Chers amis, je vais certainement passer pour un radoteur avec ce statut, mais tant pis. Si vous y prêtez attention, vous vous apercevrez que l’anglais figure désormais sur les grandes affiches de certaines manifestations officielles et sur les en-têtes des documents officiels émanant des institutions publiques, notamment celles qui sont dominées par les islamistes. Le nom de chaque institution apparaissait naguère en deux langues, arabe et français, et l’anglais est venu s’y ajouter depuis quelque temps. Et ce n’est pas certainement par amour pour le trilinguisme. Bien entendu, pour justifier la présence de l’anglais, on recourt souvent à la sempiternelle rhétorique truffée d’arguments fallacieux : « C’est pour l’international… » ; « C’est pour être en phase avec son époque… une époque dictée par l’hégémonie de la langue anglaise sur la planète… » ; « Plus on maîtrise de langues, mieux c’est »… Je pense qu’il n’est rien de tout cela.
Le recours à l’anglais est l’une des caractéristiques du projet islamo-conservateur tunisien. Les tenants de ce projet espèrent à terme substituer l’anglais au français. Le français leur a toujours foutu des complexes, il est pour eux synonyme d’occidentalisation de la société tunisienne. La langue française véhicule des valeurs subversives et des concepts et paradigmes qui vont à l’encontre du « soi authentique ». Bref, la langue française véhicule une conception du monde, à laquelle les conservateurs tunisiens n’ont jamais adhéré.

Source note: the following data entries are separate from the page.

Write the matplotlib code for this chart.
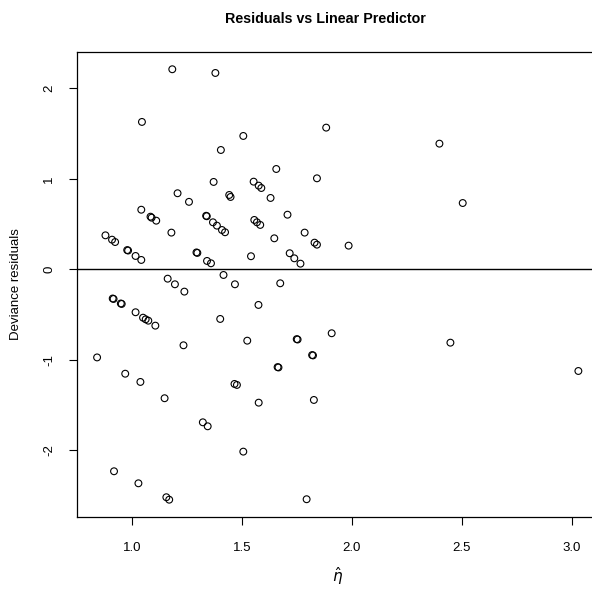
import matplotlib
matplotlib.use("Agg")
import matplotlib.pyplot as plt

plt.rcParams['font.family'] = ['Liberation Sans', 'DejaVu Sans']

eta_hat = [1.184, 1.380, 1.046, 1.507, 1.405, 1.372, 1.554, 1.577, 1.589, 1.208,
           1.443, 1.449, 1.260, 1.043, 1.884, 2.399, 1.657, 1.842, 1.631, 2.505,
           1.085, 1.090, 1.111, 1.338, 1.341, 1.369, 1.387, 1.410, 1.424, 1.557,
           1.569, 1.584, 1.180, 0.880, 0.910, 0.924, 0.979, 0.983, 1.017, 1.043,
           1.294, 1.298, 1.342, 1.360, 1.542, 1.163, 1.196, 1.239, 1.417, 1.469,
           1.576, 0.913, 0.917, 0.950, 0.954, 1.017, 1.051, 1.063, 1.075, 1.107,
           1.402, 1.235, 1.525, 0.842, 1.708, 1.648, 1.786, 1.831, 1.842, 1.986,
           1.718, 1.739, 1.767, 1.675, 1.909, 1.750, 1.754, 1.820, 1.824, 2.449,
           0.970, 1.039, 1.149, 1.467, 1.478, 1.577, 1.323, 1.345, 1.507, 0.919,
           1.030, 1.157, 1.170, 1.663, 1.667, 1.828, 1.795, 3.031]
dev_resid = [2.210, 2.169, 1.628, 1.473, 1.318, 0.965, 0.968, 0.924, 0.898, 0.840,
             0.821, 0.799, 0.745, 0.658, 1.565, 1.388, 1.108, 1.005, 0.788, 0.732,
             0.581, 0.570, 0.537, 0.591, 0.586, 0.519, 0.482, 0.434, 0.409, 0.545,
             0.519, 0.490, 0.405, 0.375, 0.327, 0.301, 0.212, 0.207, 0.147, 0.103,
             0.186, 0.181, 0.092, 0.066, 0.144, -0.104, -0.166, -0.247, -0.063, -0.166,
             -0.394, -0.323, -0.328, -0.378, -0.383, -0.475, -0.535, -0.553, -0.568, -0.623,
             -0.549, -0.840, -0.789, -0.974, 0.603, 0.342, 0.405, 0.294, 0.272, 0.261,
             0.177, 0.121, 0.062, -0.155, -0.707, -0.772, -0.776, -0.948, -0.952, -0.811,
             -1.154, -1.245, -1.425, -1.267, -1.278, -1.474, -1.691, -1.735, -2.015, -2.232,
             -2.365, -2.519, -2.546, -1.081, -1.085, -1.444, -2.541, -1.124]

x_ticks = [1.0, 1.5, 2.0, 2.5, 3.0]
x_tick_labels = ["1.0", "1.5", "2.0", "2.5", "3.0"]
y_ticks = [-2, -1, 0, 1, 2]
y_tick_labels = ["-2", "-1", "0", "1", "2"]

W, H = 592, 590
fig = plt.figure(figsize=(W / 100, H / 100), dpi=100)
ax = fig.add_axes([77.3 / W, 1 - 516.7 / H, (599.7 - 77.3) / W, (516.7 - 51.7) / H])

ax.scatter(eta_hat, dev_resid, s=24, facecolors='none', edgecolors='black', linewidths=0.8)
ax.axhline(0, color='black', linewidth=1.0)

ax.set_xlim(0.752, 3.128)
ax.set_ylim(-2.734, 2.404)

ax.set_xticks(x_ticks)
ax.set_xticklabels(x_tick_labels)
ax.set_yticks(y_ticks)
ax.set_yticklabels(y_tick_labels, rotation=90, va='center')
ax.tick_params(axis='x', direction='out', length=6, width=0.8, labelsize=9.5, pad=12)
ax.tick_params(axis='y', direction='out', length=6, width=0.8, labelsize=9.5, pad=10)
for sp in ax.spines.values():
    sp.set_linewidth(0.9)

fig.text(16 / W, 1 - 284 / H, "Deviance residuals", rotation=90, ha='center', va='center', fontsize=9.5)
fig.text(338 / W, 1 - 576 / H, r"$\hat{\eta}$", ha='center', va='center', fontsize=11)
fig.text(325 / W, 1 - 19 / H, "Residuals vs Linear Predictor", ha='center', va='center',
         fontsize=10.3, fontweight='bold')

fig.savefig("out.png", dpi=100)
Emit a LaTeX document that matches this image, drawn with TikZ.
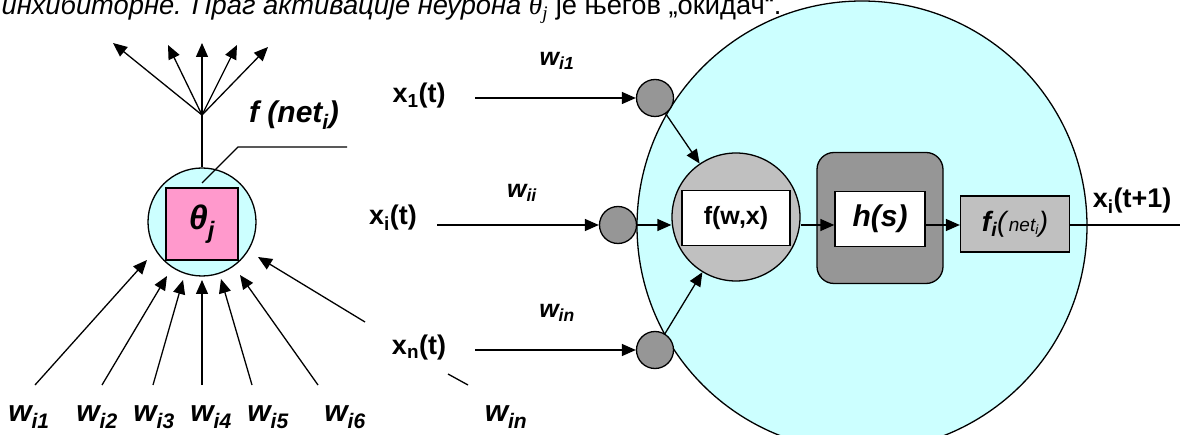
\documentclass[tikz,border=0pt]{standalone}
\usepackage{fontspec}
\setmainfont{Liberation Sans}
\newfontfamily\serifgr{Liberation Serif}
\usetikzlibrary{positioning,arrows.meta,calc}
\definecolor{cellcyan}{HTML}{CCFFFF}
\definecolor{thrpink}{HTML}{FF99CC}
\definecolor{wtgray}{HTML}{969696}
\definecolor{boxgray}{HTML}{C0C0C0}

\begin{document}
\begin{tikzpicture}[x=1pt,y=-1pt,line width=1.3pt,
  every node/.style={inner sep=1.5pt},
  arr/.style={-{Triangle[length=14pt,width=12pt]}},
  wt/.style={circle,draw,fill=wtgray,minimum size=37pt},
  wlab/.style={font=\fontsize{30}{32}\selectfont\bfseries\itshape},
  wlabs/.style={font=\fontsize{25}{28}\selectfont\bfseries\itshape},
  xlab/.style={font=\fontsize{27}{30}\selectfont\bfseries},
  whitebox/.style={draw,fill=white,minimum height=55pt}]

  \useasboundingbox (0,0) rectangle (1180,435);
  \clip (0,0) rectangle (1180,435);

  \node[anchor=base west,inner sep=0pt,font=\fontsize{27.3}{30}\selectfont] (caption) at (1,15)
    {\itshape инхибиторне. Праг активације неурона {\serifgr θ\textsubscript{j}} {\upshape је његов „окидач“.}};

  \node[circle,draw,fill=cellcyan,minimum size=108pt] (nrn) at (202,222) {};
  \node[draw,fill=thrpink,minimum size=72pt,font=\fontsize{34}{36}\selectfont\bfseries\itshape] (thr) at (202,224) {θ\textsubscript{j}};

  \coordinate (fan) at (202,115);
  \draw (nrn.north) -- (fan);
  \foreach \i/\x/\y in {1/113/43,2/168/45,3/202/43,4/237/45,5/268/47} {
    \coordinate (out\i) at (\x,\y);
    \draw[arr] (fan) -- (out\i);
  }

  \node[font=\fontsize{30}{32}\selectfont\bfseries\itshape] (fnet) at (294,115) {f (net\textsubscript{i})};
  \coordinate (lead1) at (202,183);
  \coordinate (lead2) at (238,147);
  \coordinate (lead3) at (347,147);
  \draw (lead1) -- (lead2) -- (lead3);

  \foreach \i/\sx/\tx/\ty in {1/35/147/260,2/102/167/276,3/153/183/280,4/202/202/280,5/252/221/279,6/318/240/275} {
    \coordinate (in\i) at (\sx,385);
    \coordinate (tip\i) at (\tx,\ty);
    \draw[arr] (in\i) -- (tip\i);
  }
  \foreach \i/\x in {1/29,2/97,3/154,4/211,5/268,6/345}
    \node[wlab] (w\i) at (\x,417) {w\textsubscript{i\i}};

  \coordinate (inn) at (365,322);
  \coordinate (tipn) at (258,257);
  \draw[arr] (inn) -- (tipn);
  \coordinate (cut1) at (448,374);
  \coordinate (cut2) at (468,385);
  \draw (cut1) -- (cut2);
  \node[wlab] (wnb) at (506,417) {w\textsubscript{in}};

  \node[circle,draw,fill=cellcyan,minimum size=450pt] (cell) at (862,226) {};
  \node[wt] (wt1) at (655,98) {};
  \node[wt] (wti) at (618,225) {};
  \node[wt] (wtn) at (655,350) {};

  \node[xlab] (x1) at (419,96) {x\textsubscript{1}(t)};
  \node[xlab] (xi) at (393,218) {x\textsubscript{i}(t)};
  \node[xlab] (xn) at (419,348) {x\textsubscript{n}(t)};
  \node[wlabs] (wr1) at (557,61) {w\textsubscript{i1}};
  \node[wlabs] (wri) at (522,193) {w\textsubscript{ii}};
  \node[wlabs] (wrn) at (557,313) {w\textsubscript{in}};

  \coordinate (s1) at (475,98);
  \coordinate (si) at (437,225);
  \coordinate (sn) at (475,350);
  \draw[arr] (s1) -- (wt1);
  \draw[arr] (si) -- (wti);
  \draw[arr] (sn) -- (wtn);

  \node[circle,draw,fill=boxgray,minimum size=128pt] (sum) at (736,217) {};
  \node[whitebox,minimum width=108pt,font=\fontsize{25}{28}\selectfont\bfseries] (fwx) at (736,218) {f(w,x)};
  \node[draw,fill=wtgray,rounded corners=17pt,minimum width=126pt,minimum height=131pt] (hbox) at (880,218) {};
  \node[whitebox,minimum width=90pt,font=\fontsize{30}{32}\selectfont\bfseries\itshape] (hs) at (880,219) {h(s)};
  \node[draw,fill=boxgray,minimum width=109pt,minimum height=56pt,font=\fontsize{28}{30}\selectfont] (fbox) at (1015,224)
    {{\bfseries\itshape f\textsubscript{i}}\textit{(}{\fontsize{19}{21}\selectfont\itshape net\textsubscript{i}}\textit{)}};

  \coordinate (mainax) at (0,225);
  \draw[arr] (wt1) -- (sum);
  \draw[arr] (wtn) -- (sum);
  \draw[arr] (wti) -- (sum.west |- wti);
  \draw[arr] (sum.east |- mainax) -- (hs.west |- mainax);
  \draw[arr] (hs.east |- mainax) -- (fbox.west |- mainax);
  \coordinate (xout) at (1194,225);
  \draw[arr] (fbox.east |- mainax) -- (xout);
  \node[xlab] (xnext) at (1132,201) {x\textsubscript{i}(t+1)};
\end{tikzpicture}
\end{document}
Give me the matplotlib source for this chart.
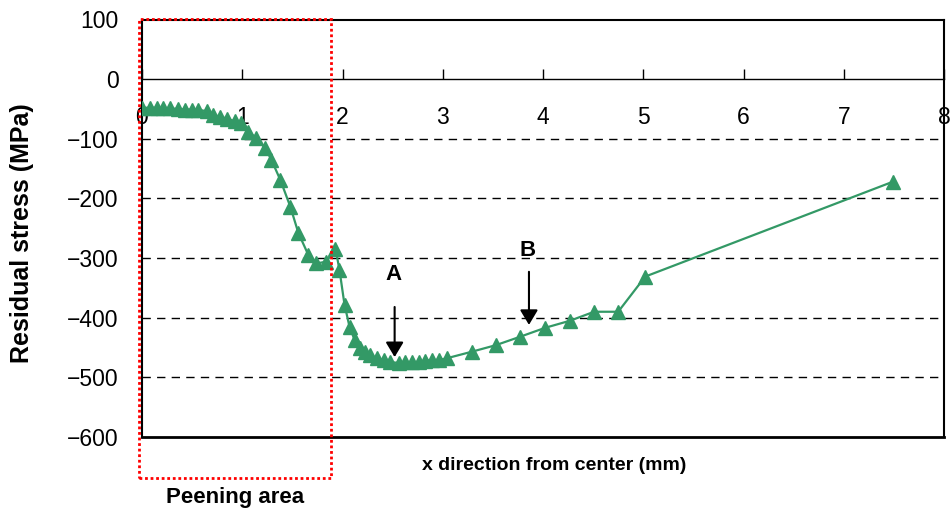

L’anglais, langue véhiculaire du néo-libéralisme, n’a jusqu’à présent pas encore mis à rude épreuve le système de valeurs des pays arabo-musulmans. C’est une langue essentiellement articulée sur le consumérisme et permet aux Arabes de se sentir en phase avec la mondialisation sans qu’ils ne se départissent de leur ethos archaïque. Le recours à une troisième langue, l’anglais dans le cas d’espèce, est destiné à éliminer la deuxième. L’anglais apparaît à bien des égards comme un cheval de Troie. En fait, en permettant à l’anglais de supplanter le français de façon lente et progressive, ils espèrent voir la Tunisie un jour ressembler davantage aux autres pays du Machrek. C’est ce que j’appelle la débourguibisation de la Tunisie à travers la défrancisation.
Je ne pense pas devenir parano car les islamistes sont des êtres sournois qui inoculent leur idéologie à faible dose, sans pour autant négliger certains aspects symboliques, afin de donner la possibilité à leur projet de société de voir le jour. Ne dit-on que le diable niche dans les détails ? En revanche, l’Instance vérité et dignité n’y est pas allée par quatre chemins et a carrément omis le français lors des auditions publiques.
P.-S. : Bien entendu, vous aurez compris que je ne visais pas l’anglais de William Shakespeare et de Thomas More, mais le global english, globish pour les intimes, pratiquée par tous les basanés des contrées arabo-bougnouliennes.